Pandora wins at Tamworth
Posted on Wednesday, March 4th, 2009
The Tamworth Country Music Festival has cemented itself as an Australian January institution and is possibly the biggest party in the whole of the country. The population of Tamworth almost doubles in size to 100,000 and the festival generates more than $40 million to the local economy. They come by ute, bus, train, plane – some blokes used to travel each year by camel – to the large inland city on the banks of the Peel River.
With some 120 different venues showing about 4,000 performances, about 590 buskers on the ‘Boulevard of Dreams’ (Peel Street) and so many visitors, it’s a wonder that country hospitality isn’t stretched to breaking point but the smiles on the locals are as wide as ever.
The festival culminates in the Country Music Association of Australia’s night of nights, the Golden Guitar Awards, which was held this year at the Tamworth Regional Entertainment & Convention Centre. Paul Collison was the lighting designer for the event and saw it as a prime opportunity to utilize the Pandora’s Box Media Server.
On the Funniest Home Videos Grand Final production Paul used the Pandora’s Box Media Player which is the software you use with your own hardware but in Tamworth he used the Pandora’s Box Media Server which is the hardware solution.

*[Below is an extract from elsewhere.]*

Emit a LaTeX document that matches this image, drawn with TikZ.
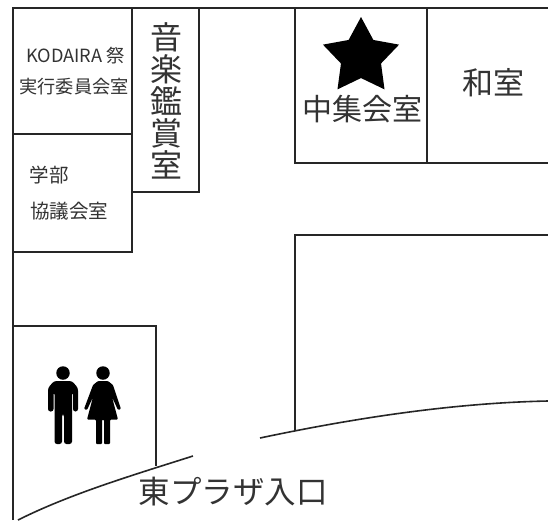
\documentclass[tikz,border=0pt]{standalone}
\usepackage{fontspec}
\setmainfont{Noto Sans CJK JP}
\usetikzlibrary{shapes.geometric}
\tikzset{
    wall/.style={line width=1.6pt, black!85},
    room/.style={inner sep=0pt, text=black!80, align=center},
    smallroom/.style={room, font=\fontsize{18.2}{19}\selectfont},
    bigroom/.style={room, font=\fontsize{30}{31}\selectfont},
    person/.style={fill=black, draw=none}
}
\begin{document}
\begin{tikzpicture}[x=1pt, y=-1pt]
    \useasboundingbox (0,0) rectangle (548,520);
    \fill[white] (0,0) rectangle (548,520);
    % outer walls
    \draw[wall] (13,520) -- (13,8) -- (548,8);
    % rooms on the left
    \draw[wall] (132,8) -- (132,252) -- (13,252);
    \draw[wall] (13,134) -- (132,134);
    \draw[wall] (132,192) -- (199,192) -- (199,8);
    % rooms on the right
    \draw[wall] (295,8) -- (295,163) -- (548,163);
    \draw[wall] (427,8) -- (427,163);
    \draw[wall] (548,235) -- (295,235) -- (295,430);
    % toilet
    \draw[wall] (13,326) -- (156,326) -- (156,466);
    % entrance
    \draw[wall] (18,520) .. controls (70,494) and (130,476) .. (193,456);
    \draw[wall] (260,438) .. controls (350,419) and (450,403) .. (548,401);
    % labels
    \node[smallroom] (kodaira) at (75.5,56) {KODAIRA 祭};
    \node[smallroom] (jikko) at (74,87) {実行委員会室};
    \node[smallroom, font=\fontsize{19.5}{20}\selectfont] (gakubu) at (49,175) {学部};
    \node[smallroom, font=\fontsize{19.5}{20}\selectfont] (kyogi) at (69,211) {協議会室};
    \node[bigroom, font=\fontsize{32}{32}\selectfont, text width=32pt] (ongaku) at (166,101) {音\\楽\\鑑\\賞\\室};
    \node[bigroom] (chushu) at (362,109) {中集会室};
    \node[bigroom, font=\fontsize{31}{32}\selectfont] (washitsu) at (493,83) {和室};
    \node[bigroom, font=\fontsize{31.5}{32}\selectfont] (plaza) at (233,492) {東プラザ入口};
    \node[star, star points=5, star point ratio=1.9, fill=black, inner sep=0pt, minimum size=80pt] (star) at (361,57) {};
    % man
    \node[circle, person, minimum size=13.5pt, inner sep=0pt] (manhead) at (63,373) {};
    \fill[person, rounded corners=2.5pt] (48,411.5) -- (48,388) -- (54,381) -- (72,381) -- (78,388) -- (78,411.5) -- (73,411.5) -- (73,392) -- (72,392) -- (72,444) -- (64,444) -- (64,414) -- (62,414) -- (62,444) -- (54.5,444) -- (54.5,392) -- (53.5,392) -- (53.5,411.5) -- cycle;
    % woman
    \node[circle, person, minimum size=13.5pt, inner sep=0pt] (womanhead) at (103,373) {};
    \fill[person, rounded corners=1pt] (84,409) -- (93,385) -- (98,381) -- (108,381) -- (113,385) -- (121,409) -- (118,410) -- (112,397) -- (118,419.5) -- (110,419.5) -- (110,444) -- (104,444) -- (104,419.5) -- (102,419.5) -- (102,444) -- (96,444) -- (96,419.5) -- (87,419.5) -- (93,397) -- (87,410) -- cycle;
\end{tikzpicture}
\end{document}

Last years Golden Guitar Awards featured one large video screen behind the stage which rather dominated the set and so this year Paul wanted to break up the video elements turning it more into part of the set design than just a video screen.
The LED panels were divided into random strips across the stage with the Pandora’s Box Media Server used to map video, using it more as a wallpaper or set design than a straightforward video screen.
“We were really happy with the Media Server,” Paul said. “When I used the Media Player I was very happy with the smooth playback and the efficiency of the software but using the hardware solution from coolux just took it to another level again. I can definitely see in the near future that products such as Pandora’s Box will be a better solution than software like Watchout and start to bridge that gap between video and lighting. It will bring those departments much closer together.”
Along with the Panodora’s Box Media Server, Paul networked a second Media Player running on a 20inch iMac to send graphics on to the LCD panels on stage. “The LCD panels were only patched in on the day of the show, I used the Spread Content feature of the PB system to spread the content I was using on the main server to the media player. This meant I could clone the Media Player to the Media Server on the grandMA and viola, most of my programming was done for me”
The media used was mainly from the comprehensive collection that Paul has amassed over the past couple of years and included softly moving waves of colour and textures. There were no ‘in your face’ graphics used for this production.
“Video graphics can often be overdone, it was nice to see it as much more of a background than a feature,” remarked Paul.
Paul used Martin MACTW1 fixtures as keylights for the show and he only has one word to describe them.
“Awesome, just awesome,” he said. “I don’t know what else I can say about them. They are hands-down my favorite light. I love the colour mixing and the way they look on camera. Instead of having thirty conventional fixtures in my rig I could use just eight TW1’s with no fuss. They’re just perfect for television.”